Wednesday, November 7, 2012
By Chantel Jennings
ANN ARBOR, Mich. -- We've had our first glimpses at Michigan basketball and we saw a different looking Michigan football team on Saturday in Minneapolis. But what does it all mean? Are these things we should include on our "Thankful for…" lists at Thanksgiving? Or is it time to start wishing for a Christmas miracle?
I'll try to get to some of that in this week's mailbag, and what I don't get to you can send to Mike for next week's mailbag (Twitter: @MikeRothstein, Email: email@example.com).
But now, on to your questions…
1) Zach Benshoter via Twitter: Will Devin Gardner stay at QB or go back to WR for this week?
He's listed as the second-string player at both positions on Michigan's depth chart. But if quarterback Denard Robinson is healthy enough to play, then he'll be the starter and we'll see Gardner in a similar situation as he was (pre-Minnesota). If Robinson isn't 100 percent then we'll see Gardner at quarterback. Hoke said definitely after the Minnesota game that there was no competition for that starting QB spot, so I think it's more dependent on how far Robinson has progressed with his health than anything else.
With a clearer understanding of Michigan's no-visit policy, prospects such as Cass Tech's Damon Webb (right) are taking their time in the process.
2) Will, Brooklyn: Have you heard any buzz one way or another from recruits about the no-visit policy?
It's not as though there's going to be a ton of buzz with it. Coaches have policies they go by, and recruits can take that into account. If prospects like it then great. If they don't then they probably won't commit early to Michigan. That's about as far as it will go. As far as commits though, I think they appreciate it. A policy like that gives a sense of security and even though the Wolverines had a decommit, the class as a whole is really close and the no-visit policy is a big part of that.

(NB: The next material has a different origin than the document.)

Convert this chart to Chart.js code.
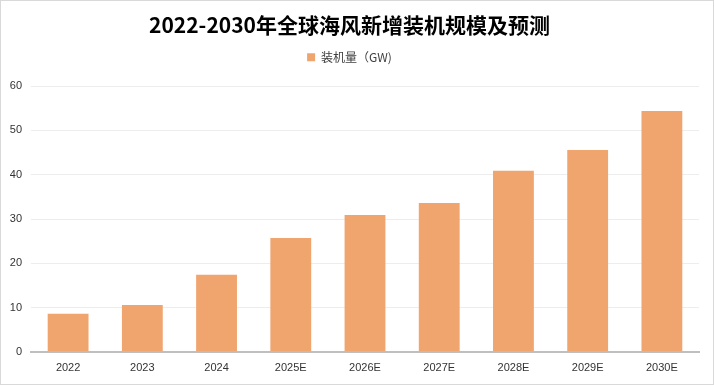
<!DOCTYPE html>
<html>
<head>
<meta charset="utf-8">
<script src="https://cdn.jsdelivr.net/npm/chart.js@4"></script>
<style>
html,body{margin:0;padding:0;background:#fff;}
#wrap{width:714px;height:385px;position:relative;}
</style>
</head>
<body>
<div id="wrap"><canvas id="c" width="714" height="385"></canvas></div>
<script>
const categories = ["2022","2023","2024","2025E","2026E","2027E","2028E","2029E","2030E"];
const installed = [8.6, 10.6, 17.4, 25.7, 30.9, 33.6, 40.9, 45.6, 54.4];
const yTicks = [0,10,20,30,40,50,60];
const seriesName = "装机量（GW)";
const titleText = "2022-2030年全球海风新增装机规模及预测";

const framePlugin = {
  id: 'frame',
  afterInit(chart){
    if (chart.legend && !chart.legend._patched) {
      const orig = chart.legend.fit;
      chart.legend.fit = function(){ orig.call(this); this.height += 13; };
      chart.legend._patched = true;
    }
  },
  beforeDraw(chart){
    const ctx = chart.ctx;
    ctx.save();
    ctx.fillStyle = '#fff';
    ctx.fillRect(0,0,chart.width,chart.height);
    ctx.restore();
  },
  afterDraw(chart){
    const ctx = chart.ctx;
    ctx.save();
    ctx.strokeStyle = '#d9d9d9';
    ctx.lineWidth = 1;
    ctx.strokeRect(0.5,0.5,chart.width-1,chart.height-1);
    ctx.restore();
  }
};

new Chart(document.getElementById('c'), {
  type: 'bar',
  data: {
    labels: categories,
    datasets: [{
      label: seriesName,
      data: installed,
      backgroundColor: '#F0A46E',
      categoryPercentage: 1.0,
      barPercentage: 0.55
    }]
  },
  options: {
    responsive: false,
    animation: false,
    devicePixelRatio: 1,
    layout: { padding: { left: 0, right: 15, top: 0, bottom: 0 } },
    plugins: {
      title: {
        display: true,
        text: titleText,
        color: '#000',
        font: { family: "'Noto Sans CJK SC', sans-serif", size: 21, weight: 'bold' },
        padding: { top: 12, bottom: 4 }
      },
      legend: {
        display: true,
        labels: {
          boxWidth: 8, boxHeight: 8,
          color: '#404040',
          font: { family: "'Noto Sans CJK SC', sans-serif", size: 12 },
          padding: 10
        }
      },
      tooltip: { enabled: false }
    },
    scales: {
      x: {
        grid: { display: false, drawTicks: false },
        border: { display: true, color: '#bfbfbf', width: 2 },
        ticks: { color: '#333', font: { family: "'Liberation Sans', sans-serif", size: 11 }, padding: 10 }
      },
      y: {
        min: 0, max: 60,
        afterBuildTicks(scale){ scale.ticks = yTicks.map(v => ({value: v})); },
        afterFit(scale){ scale.width = 31; },
        grid: { color: '#ededed', drawTicks: false, lineWidth: 1 },
        border: { display: false },
        ticks: { color: '#333', font: { family: "'Liberation Sans', sans-serif", size: 11 }, padding: 9 }
      }
    }
  },
  plugins: [framePlugin]
});
</script>
</body>
</html>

3) Andrew Ruetz via Twitter: The O-line has plenty of obvious struggles this year. Does coach Brady Hoke have some recruits in the bag to remedy this?
The offensive line isn't really a position group in which recruits have an immediate impact. Yes, the O-line has struggled this year, but the 2013 commits aren't the players who are going to fix that. Check out the depth they have right now: at center, you've got a player in Jack Miller who studied under David Molk and Elliott Mealer, and he should be primed to step in. Joey Burzynski was in competition for the starting left guard spot early in fall camp. And of the current freshmen (who all came in as big-bodied and close to physically ready), there are players such as Kyle Kalis, Erik Magnuson and Ben Braden who are all possible starters next season and have had the luxury of using this season to get their sea legs while not having to be pushed into action right away. Hoke said a few weeks ago that there are freshmen who could step in and play right now on the offensive line, but why burn the redshirt at this point? The O-line hasn't been perfect, but it has been serviceable.